Go through the records and extract every line with the word "this".

>> BEGIN

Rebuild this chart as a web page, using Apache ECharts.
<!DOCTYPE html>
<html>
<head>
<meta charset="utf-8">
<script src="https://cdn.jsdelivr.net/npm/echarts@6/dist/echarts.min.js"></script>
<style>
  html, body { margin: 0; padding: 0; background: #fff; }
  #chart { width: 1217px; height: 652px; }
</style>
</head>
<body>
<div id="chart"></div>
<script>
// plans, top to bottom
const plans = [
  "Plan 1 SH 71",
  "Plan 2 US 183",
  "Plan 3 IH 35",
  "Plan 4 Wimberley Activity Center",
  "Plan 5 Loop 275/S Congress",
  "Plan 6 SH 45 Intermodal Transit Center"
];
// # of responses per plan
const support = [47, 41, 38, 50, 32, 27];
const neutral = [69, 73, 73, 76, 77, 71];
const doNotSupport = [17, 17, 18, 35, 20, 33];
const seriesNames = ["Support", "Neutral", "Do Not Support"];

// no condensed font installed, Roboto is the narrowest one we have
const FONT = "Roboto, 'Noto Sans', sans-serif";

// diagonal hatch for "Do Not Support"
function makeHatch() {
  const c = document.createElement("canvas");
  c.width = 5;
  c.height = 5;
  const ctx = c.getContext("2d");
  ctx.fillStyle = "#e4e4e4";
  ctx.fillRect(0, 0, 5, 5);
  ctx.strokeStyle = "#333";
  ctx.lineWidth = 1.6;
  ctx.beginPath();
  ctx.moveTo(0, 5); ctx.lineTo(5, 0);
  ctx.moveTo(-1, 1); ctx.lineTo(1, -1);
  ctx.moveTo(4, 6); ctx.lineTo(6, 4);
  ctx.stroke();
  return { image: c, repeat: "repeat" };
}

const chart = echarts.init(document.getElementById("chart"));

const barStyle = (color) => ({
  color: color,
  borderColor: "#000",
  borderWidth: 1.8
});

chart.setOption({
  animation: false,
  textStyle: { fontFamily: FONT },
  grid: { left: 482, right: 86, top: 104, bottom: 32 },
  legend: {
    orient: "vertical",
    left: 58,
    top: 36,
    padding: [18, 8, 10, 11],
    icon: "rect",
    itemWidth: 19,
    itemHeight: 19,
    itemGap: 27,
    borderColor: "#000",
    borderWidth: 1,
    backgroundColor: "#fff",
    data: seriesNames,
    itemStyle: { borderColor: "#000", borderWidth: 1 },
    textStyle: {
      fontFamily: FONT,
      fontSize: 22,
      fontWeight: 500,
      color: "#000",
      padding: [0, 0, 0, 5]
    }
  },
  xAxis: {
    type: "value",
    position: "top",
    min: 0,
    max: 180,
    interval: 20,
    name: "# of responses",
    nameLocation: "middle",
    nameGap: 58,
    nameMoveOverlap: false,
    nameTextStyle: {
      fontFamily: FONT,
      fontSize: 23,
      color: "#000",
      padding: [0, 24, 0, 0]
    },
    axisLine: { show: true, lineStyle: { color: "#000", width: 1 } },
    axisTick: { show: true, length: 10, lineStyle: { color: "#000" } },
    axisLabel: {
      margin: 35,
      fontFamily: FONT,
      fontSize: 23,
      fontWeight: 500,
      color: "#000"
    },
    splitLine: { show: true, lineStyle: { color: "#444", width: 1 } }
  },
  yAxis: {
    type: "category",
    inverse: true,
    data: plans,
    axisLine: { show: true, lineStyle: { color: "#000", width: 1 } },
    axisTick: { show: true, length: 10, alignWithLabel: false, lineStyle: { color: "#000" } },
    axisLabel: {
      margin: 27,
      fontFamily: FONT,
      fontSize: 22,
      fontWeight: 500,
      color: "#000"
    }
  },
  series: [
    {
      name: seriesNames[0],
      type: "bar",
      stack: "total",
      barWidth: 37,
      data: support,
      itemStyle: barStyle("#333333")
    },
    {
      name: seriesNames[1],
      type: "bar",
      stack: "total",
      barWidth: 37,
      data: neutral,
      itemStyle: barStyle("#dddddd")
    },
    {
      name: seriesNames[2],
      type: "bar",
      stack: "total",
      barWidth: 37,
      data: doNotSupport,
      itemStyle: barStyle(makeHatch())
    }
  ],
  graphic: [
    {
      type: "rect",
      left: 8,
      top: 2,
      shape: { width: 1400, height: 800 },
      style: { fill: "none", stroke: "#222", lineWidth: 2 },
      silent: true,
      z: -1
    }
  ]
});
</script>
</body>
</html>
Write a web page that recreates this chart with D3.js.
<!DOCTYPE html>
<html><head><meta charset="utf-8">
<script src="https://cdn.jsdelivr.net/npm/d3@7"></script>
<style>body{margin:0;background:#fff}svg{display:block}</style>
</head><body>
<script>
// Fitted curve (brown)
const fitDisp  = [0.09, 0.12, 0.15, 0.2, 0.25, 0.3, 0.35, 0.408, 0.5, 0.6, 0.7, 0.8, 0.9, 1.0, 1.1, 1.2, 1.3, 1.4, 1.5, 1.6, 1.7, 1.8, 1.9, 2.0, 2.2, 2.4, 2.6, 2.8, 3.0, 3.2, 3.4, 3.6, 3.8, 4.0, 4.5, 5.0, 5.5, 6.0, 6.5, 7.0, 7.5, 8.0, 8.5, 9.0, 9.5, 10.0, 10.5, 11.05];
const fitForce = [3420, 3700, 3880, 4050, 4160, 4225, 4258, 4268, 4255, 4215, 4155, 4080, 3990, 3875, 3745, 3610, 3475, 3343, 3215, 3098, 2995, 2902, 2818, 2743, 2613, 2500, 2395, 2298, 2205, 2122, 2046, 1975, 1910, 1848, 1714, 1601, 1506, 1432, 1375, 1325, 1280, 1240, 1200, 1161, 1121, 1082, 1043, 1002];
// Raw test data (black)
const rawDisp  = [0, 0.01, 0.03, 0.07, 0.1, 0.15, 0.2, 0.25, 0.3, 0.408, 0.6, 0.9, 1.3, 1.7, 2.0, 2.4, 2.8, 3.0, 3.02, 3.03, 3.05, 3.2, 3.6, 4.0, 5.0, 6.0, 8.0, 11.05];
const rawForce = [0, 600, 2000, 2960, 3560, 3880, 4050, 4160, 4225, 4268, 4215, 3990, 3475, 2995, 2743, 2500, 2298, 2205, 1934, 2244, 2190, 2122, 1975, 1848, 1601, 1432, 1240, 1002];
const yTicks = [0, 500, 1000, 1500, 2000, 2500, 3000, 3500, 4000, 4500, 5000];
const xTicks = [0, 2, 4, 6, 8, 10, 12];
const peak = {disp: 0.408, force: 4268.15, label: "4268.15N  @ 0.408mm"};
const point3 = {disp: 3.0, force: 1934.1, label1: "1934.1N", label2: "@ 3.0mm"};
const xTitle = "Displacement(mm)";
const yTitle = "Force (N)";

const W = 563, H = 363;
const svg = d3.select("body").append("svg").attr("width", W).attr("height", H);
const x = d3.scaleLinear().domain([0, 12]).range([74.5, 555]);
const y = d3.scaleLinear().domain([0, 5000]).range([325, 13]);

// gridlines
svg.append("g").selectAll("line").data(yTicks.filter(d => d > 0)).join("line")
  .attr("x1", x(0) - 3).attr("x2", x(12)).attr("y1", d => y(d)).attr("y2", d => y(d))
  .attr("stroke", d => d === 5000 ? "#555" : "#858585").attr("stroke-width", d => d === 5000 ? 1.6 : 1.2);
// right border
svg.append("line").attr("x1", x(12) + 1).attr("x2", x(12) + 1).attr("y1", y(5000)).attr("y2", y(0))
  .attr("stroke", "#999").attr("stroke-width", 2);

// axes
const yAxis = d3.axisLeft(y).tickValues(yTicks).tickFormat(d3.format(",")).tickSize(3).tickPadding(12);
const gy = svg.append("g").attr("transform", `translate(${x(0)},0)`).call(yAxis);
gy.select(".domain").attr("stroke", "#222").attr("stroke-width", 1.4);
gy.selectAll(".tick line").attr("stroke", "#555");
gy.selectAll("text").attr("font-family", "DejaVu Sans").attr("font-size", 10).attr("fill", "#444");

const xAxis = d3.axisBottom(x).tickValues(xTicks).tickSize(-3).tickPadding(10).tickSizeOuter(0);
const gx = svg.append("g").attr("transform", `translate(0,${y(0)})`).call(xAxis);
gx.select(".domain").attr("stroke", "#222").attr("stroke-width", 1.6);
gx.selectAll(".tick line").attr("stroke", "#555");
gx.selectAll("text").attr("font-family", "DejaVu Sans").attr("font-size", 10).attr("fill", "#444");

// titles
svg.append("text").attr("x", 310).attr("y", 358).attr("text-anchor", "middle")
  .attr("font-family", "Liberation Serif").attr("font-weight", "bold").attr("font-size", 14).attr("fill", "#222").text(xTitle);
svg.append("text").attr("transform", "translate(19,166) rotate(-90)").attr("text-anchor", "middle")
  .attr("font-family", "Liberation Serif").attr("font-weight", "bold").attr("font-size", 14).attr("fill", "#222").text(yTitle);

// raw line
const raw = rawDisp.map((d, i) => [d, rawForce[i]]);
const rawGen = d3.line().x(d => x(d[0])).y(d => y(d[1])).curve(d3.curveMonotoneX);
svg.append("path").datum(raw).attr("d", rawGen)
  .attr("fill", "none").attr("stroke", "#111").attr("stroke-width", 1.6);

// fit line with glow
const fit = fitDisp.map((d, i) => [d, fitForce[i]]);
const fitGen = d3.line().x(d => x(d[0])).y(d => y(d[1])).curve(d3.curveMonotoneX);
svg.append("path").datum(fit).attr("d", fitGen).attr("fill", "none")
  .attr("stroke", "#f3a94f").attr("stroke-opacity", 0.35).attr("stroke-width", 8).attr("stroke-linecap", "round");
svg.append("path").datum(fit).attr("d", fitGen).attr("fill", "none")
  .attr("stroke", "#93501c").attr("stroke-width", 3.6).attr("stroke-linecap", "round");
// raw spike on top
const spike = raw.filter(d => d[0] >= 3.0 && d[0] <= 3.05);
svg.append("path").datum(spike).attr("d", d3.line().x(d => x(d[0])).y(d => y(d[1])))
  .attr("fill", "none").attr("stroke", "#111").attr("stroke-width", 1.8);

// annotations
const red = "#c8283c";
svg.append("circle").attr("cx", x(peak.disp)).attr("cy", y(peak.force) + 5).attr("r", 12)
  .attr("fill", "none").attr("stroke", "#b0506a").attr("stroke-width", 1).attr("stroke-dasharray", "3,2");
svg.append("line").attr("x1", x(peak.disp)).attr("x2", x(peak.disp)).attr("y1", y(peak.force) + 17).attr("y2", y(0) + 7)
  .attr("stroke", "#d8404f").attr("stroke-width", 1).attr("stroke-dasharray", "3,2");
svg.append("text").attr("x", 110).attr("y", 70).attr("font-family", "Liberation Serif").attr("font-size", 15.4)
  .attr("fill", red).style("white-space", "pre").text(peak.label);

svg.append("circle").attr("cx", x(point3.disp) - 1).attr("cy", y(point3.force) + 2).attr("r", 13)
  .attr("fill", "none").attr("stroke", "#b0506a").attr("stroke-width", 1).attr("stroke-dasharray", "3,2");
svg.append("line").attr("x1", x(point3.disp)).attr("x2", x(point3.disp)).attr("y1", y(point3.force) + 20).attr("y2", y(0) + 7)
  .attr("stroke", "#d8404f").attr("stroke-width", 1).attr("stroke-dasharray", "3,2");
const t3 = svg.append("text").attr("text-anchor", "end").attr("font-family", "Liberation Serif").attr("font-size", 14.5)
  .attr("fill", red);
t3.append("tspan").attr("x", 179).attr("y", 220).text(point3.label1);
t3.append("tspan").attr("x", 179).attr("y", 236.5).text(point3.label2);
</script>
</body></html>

>> END

■ **REPLY TO THE EXERCISE**:
Rebuild this chart as a web page, using Apache ECharts.
Write a web page that recreates this chart with D3.js.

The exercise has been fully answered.